## To be done
Reproduce every entry exactly and leave its pictures out.

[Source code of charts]
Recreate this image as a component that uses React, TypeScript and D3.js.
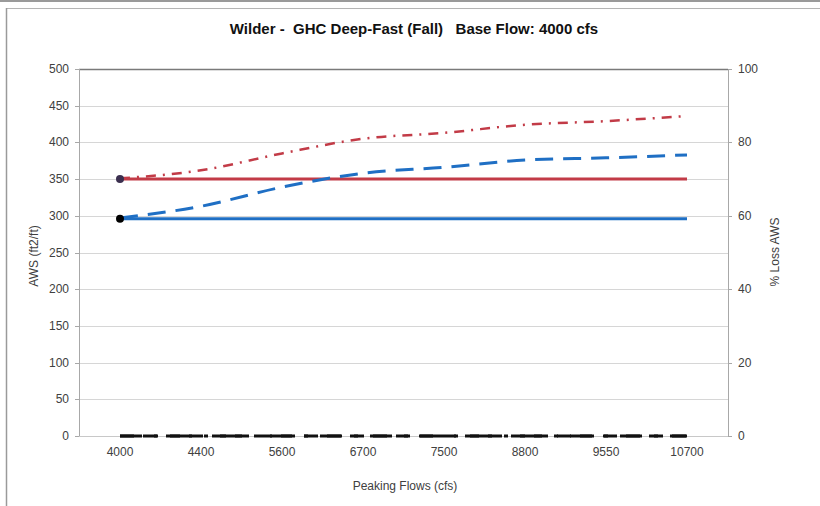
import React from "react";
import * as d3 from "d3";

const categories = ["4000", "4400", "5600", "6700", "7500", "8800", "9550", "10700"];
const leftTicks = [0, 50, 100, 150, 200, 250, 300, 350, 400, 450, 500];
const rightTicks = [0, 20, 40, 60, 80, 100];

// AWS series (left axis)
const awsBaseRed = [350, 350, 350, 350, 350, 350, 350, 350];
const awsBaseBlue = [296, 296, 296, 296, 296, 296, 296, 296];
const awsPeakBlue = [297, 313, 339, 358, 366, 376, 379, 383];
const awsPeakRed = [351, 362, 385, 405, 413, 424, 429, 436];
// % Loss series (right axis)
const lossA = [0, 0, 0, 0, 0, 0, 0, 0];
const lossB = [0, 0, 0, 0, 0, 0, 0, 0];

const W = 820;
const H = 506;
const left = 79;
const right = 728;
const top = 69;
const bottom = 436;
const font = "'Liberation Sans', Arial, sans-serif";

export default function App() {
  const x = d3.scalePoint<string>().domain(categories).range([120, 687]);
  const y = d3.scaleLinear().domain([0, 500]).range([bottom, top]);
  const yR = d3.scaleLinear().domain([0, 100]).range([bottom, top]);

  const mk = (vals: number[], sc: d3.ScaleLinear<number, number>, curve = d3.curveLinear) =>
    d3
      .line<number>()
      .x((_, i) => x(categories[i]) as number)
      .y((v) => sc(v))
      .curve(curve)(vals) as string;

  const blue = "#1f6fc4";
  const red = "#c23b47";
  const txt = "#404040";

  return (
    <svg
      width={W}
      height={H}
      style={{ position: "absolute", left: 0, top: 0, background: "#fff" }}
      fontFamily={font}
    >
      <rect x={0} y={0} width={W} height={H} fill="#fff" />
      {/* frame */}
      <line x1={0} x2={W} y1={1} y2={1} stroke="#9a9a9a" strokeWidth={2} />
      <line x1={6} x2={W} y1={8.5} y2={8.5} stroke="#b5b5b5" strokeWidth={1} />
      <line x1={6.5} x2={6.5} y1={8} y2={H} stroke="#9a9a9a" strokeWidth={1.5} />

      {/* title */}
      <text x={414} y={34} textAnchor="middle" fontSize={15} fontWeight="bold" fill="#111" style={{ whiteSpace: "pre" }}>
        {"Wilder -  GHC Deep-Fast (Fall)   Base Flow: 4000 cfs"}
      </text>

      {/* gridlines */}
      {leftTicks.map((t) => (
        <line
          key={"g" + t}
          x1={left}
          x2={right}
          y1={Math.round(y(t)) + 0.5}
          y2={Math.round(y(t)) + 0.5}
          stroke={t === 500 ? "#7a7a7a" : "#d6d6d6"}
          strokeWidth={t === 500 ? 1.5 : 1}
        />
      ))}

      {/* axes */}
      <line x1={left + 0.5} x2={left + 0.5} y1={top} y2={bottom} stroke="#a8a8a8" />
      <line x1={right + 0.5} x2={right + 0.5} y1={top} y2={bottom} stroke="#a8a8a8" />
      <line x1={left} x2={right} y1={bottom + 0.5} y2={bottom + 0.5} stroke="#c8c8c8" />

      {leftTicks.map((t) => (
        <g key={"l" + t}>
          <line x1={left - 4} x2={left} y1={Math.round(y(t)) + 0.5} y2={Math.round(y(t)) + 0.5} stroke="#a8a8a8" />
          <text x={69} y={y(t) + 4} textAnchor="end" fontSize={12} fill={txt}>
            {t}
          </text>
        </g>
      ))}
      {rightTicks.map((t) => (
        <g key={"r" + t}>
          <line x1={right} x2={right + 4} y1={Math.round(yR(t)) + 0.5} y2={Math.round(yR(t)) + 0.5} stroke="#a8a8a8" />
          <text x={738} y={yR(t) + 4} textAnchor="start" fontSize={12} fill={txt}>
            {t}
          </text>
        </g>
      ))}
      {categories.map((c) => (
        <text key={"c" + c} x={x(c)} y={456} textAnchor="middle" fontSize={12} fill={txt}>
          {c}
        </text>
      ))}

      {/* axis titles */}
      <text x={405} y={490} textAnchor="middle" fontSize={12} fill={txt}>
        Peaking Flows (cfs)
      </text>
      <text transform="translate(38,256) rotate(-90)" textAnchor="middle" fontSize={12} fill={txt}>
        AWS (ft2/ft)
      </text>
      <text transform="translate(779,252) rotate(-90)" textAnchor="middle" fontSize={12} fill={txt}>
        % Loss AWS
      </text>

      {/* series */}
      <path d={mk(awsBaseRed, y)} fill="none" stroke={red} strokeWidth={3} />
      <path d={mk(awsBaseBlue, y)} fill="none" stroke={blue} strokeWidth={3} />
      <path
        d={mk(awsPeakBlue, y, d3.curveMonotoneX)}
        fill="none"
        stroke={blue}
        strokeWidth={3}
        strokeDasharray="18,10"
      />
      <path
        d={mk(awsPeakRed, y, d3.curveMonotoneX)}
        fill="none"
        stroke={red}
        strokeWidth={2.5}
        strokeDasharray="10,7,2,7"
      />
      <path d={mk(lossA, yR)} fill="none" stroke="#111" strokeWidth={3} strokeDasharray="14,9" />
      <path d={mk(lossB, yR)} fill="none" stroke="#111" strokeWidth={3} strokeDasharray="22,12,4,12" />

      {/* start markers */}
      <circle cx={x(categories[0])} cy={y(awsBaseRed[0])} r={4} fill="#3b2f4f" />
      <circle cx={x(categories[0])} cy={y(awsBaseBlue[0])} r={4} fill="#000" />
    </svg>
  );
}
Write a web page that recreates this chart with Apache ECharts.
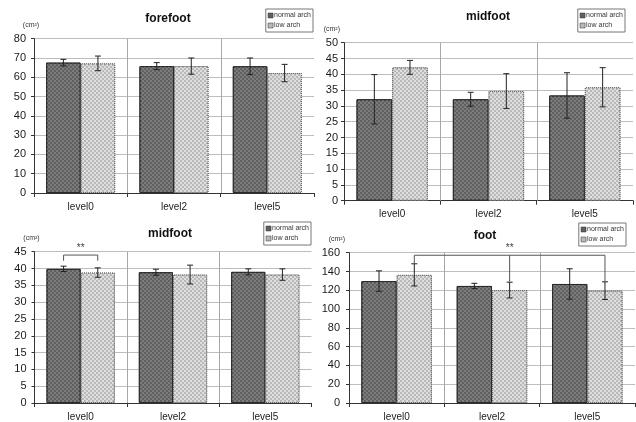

## Completed task
Recreate this image as a component that uses React, TypeScript and D3.js.
import React from "react";
import * as d3 from "d3";

const categories = ["4000", "4400", "5600", "6700", "7500", "8800", "9550", "10700"];
const leftTicks = [0, 50, 100, 150, 200, 250, 300, 350, 400, 450, 500];
const rightTicks = [0, 20, 40, 60, 80, 100];

// AWS series (left axis)
const awsBaseRed = [350, 350, 350, 350, 350, 350, 350, 350];
const awsBaseBlue = [296, 296, 296, 296, 296, 296, 296, 296];
const awsPeakBlue = [297, 313, 339, 358, 366, 376, 379, 383];
const awsPeakRed = [351, 362, 385, 405, 413, 424, 429, 436];
// % Loss series (right axis)
const lossA = [0, 0, 0, 0, 0, 0, 0, 0];
const lossB = [0, 0, 0, 0, 0, 0, 0, 0];

const W = 820;
const H = 506;
const left = 79;
const right = 728;
const top = 69;
const bottom = 436;
const font = "'Liberation Sans', Arial, sans-serif";

export default function App() {
  const x = d3.scalePoint<string>().domain(categories).range([120, 687]);
  const y = d3.scaleLinear().domain([0, 500]).range([bottom, top]);
  const yR = d3.scaleLinear().domain([0, 100]).range([bottom, top]);

  const mk = (vals: number[], sc: d3.ScaleLinear<number, number>, curve = d3.curveLinear) =>
    d3
      .line<number>()
      .x((_, i) => x(categories[i]) as number)
      .y((v) => sc(v))
      .curve(curve)(vals) as string;

  const blue = "#1f6fc4";
  const red = "#c23b47";
  const txt = "#404040";

  return (
    <svg
      width={W}
      height={H}
      style={{ position: "absolute", left: 0, top: 0, background: "#fff" }}
      fontFamily={font}
    >
      <rect x={0} y={0} width={W} height={H} fill="#fff" />
      {/* frame */}
      <line x1={0} x2={W} y1={1} y2={1} stroke="#9a9a9a" strokeWidth={2} />
      <line x1={6} x2={W} y1={8.5} y2={8.5} stroke="#b5b5b5" strokeWidth={1} />
      <line x1={6.5} x2={6.5} y1={8} y2={H} stroke="#9a9a9a" strokeWidth={1.5} />

      {/* title */}
      <text x={414} y={34} textAnchor="middle" fontSize={15} fontWeight="bold" fill="#111" style={{ whiteSpace: "pre" }}>
        {"Wilder -  GHC Deep-Fast (Fall)   Base Flow: 4000 cfs"}
      </text>

      {/* gridlines */}
      {leftTicks.map((t) => (
        <line
          key={"g" + t}
          x1={left}
          x2={right}
          y1={Math.round(y(t)) + 0.5}
          y2={Math.round(y(t)) + 0.5}
          stroke={t === 500 ? "#7a7a7a" : "#d6d6d6"}
          strokeWidth={t === 500 ? 1.5 : 1}
        />
      ))}

      {/* axes */}
      <line x1={left + 0.5} x2={left + 0.5} y1={top} y2={bottom} stroke="#a8a8a8" />
      <line x1={right + 0.5} x2={right + 0.5} y1={top} y2={bottom} stroke="#a8a8a8" />
      <line x1={left} x2={right} y1={bottom + 0.5} y2={bottom + 0.5} stroke="#c8c8c8" />

      {leftTicks.map((t) => (
        <g key={"l" + t}>
          <line x1={left - 4} x2={left} y1={Math.round(y(t)) + 0.5} y2={Math.round(y(t)) + 0.5} stroke="#a8a8a8" />
          <text x={69} y={y(t) + 4} textAnchor="end" fontSize={12} fill={txt}>
            {t}
          </text>
        </g>
      ))}
      {rightTicks.map((t) => (
        <g key={"r" + t}>
          <line x1={right} x2={right + 4} y1={Math.round(yR(t)) + 0.5} y2={Math.round(yR(t)) + 0.5} stroke="#a8a8a8" />
          <text x={738} y={yR(t) + 4} textAnchor="start" fontSize={12} fill={txt}>
            {t}
          </text>
        </g>
      ))}
      {categories.map((c) => (
        <text key={"c" + c} x={x(c)} y={456} textAnchor="middle" fontSize={12} fill={txt}>
          {c}
        </text>
      ))}

      {/* axis titles */}
      <text x={405} y={490} textAnchor="middle" fontSize={12} fill={txt}>
        Peaking Flows (cfs)
      </text>
      <text transform="translate(38,256) rotate(-90)" textAnchor="middle" fontSize={12} fill={txt}>
        AWS (ft2/ft)
      </text>
      <text transform="translate(779,252) rotate(-90)" textAnchor="middle" fontSize={12} fill={txt}>
        % Loss AWS
      </text>

      {/* series */}
      <path d={mk(awsBaseRed, y)} fill="none" stroke={red} strokeWidth={3} />
      <path d={mk(awsBaseBlue, y)} fill="none" stroke={blue} strokeWidth={3} />
      <path
        d={mk(awsPeakBlue, y, d3.curveMonotoneX)}
        fill="none"
        stroke={blue}
        strokeWidth={3}
        strokeDasharray="18,10"
      />
      <path
        d={mk(awsPeakRed, y, d3.curveMonotoneX)}
        fill="none"
        stroke={red}
        strokeWidth={2.5}
        strokeDasharray="10,7,2,7"
      />
      <path d={mk(lossA, yR)} fill="none" stroke="#111" strokeWidth={3} strokeDasharray="14,9" />
      <path d={mk(lossB, yR)} fill="none" stroke="#111" strokeWidth={3} strokeDasharray="22,12,4,12" />

      {/* start markers */}
      <circle cx={x(categories[0])} cy={y(awsBaseRed[0])} r={4} fill="#3b2f4f" />
      <circle cx={x(categories[0])} cy={y(awsBaseBlue[0])} r={4} fill="#000" />
    </svg>
  );
}
Write a web page that recreates this chart with Apache ECharts.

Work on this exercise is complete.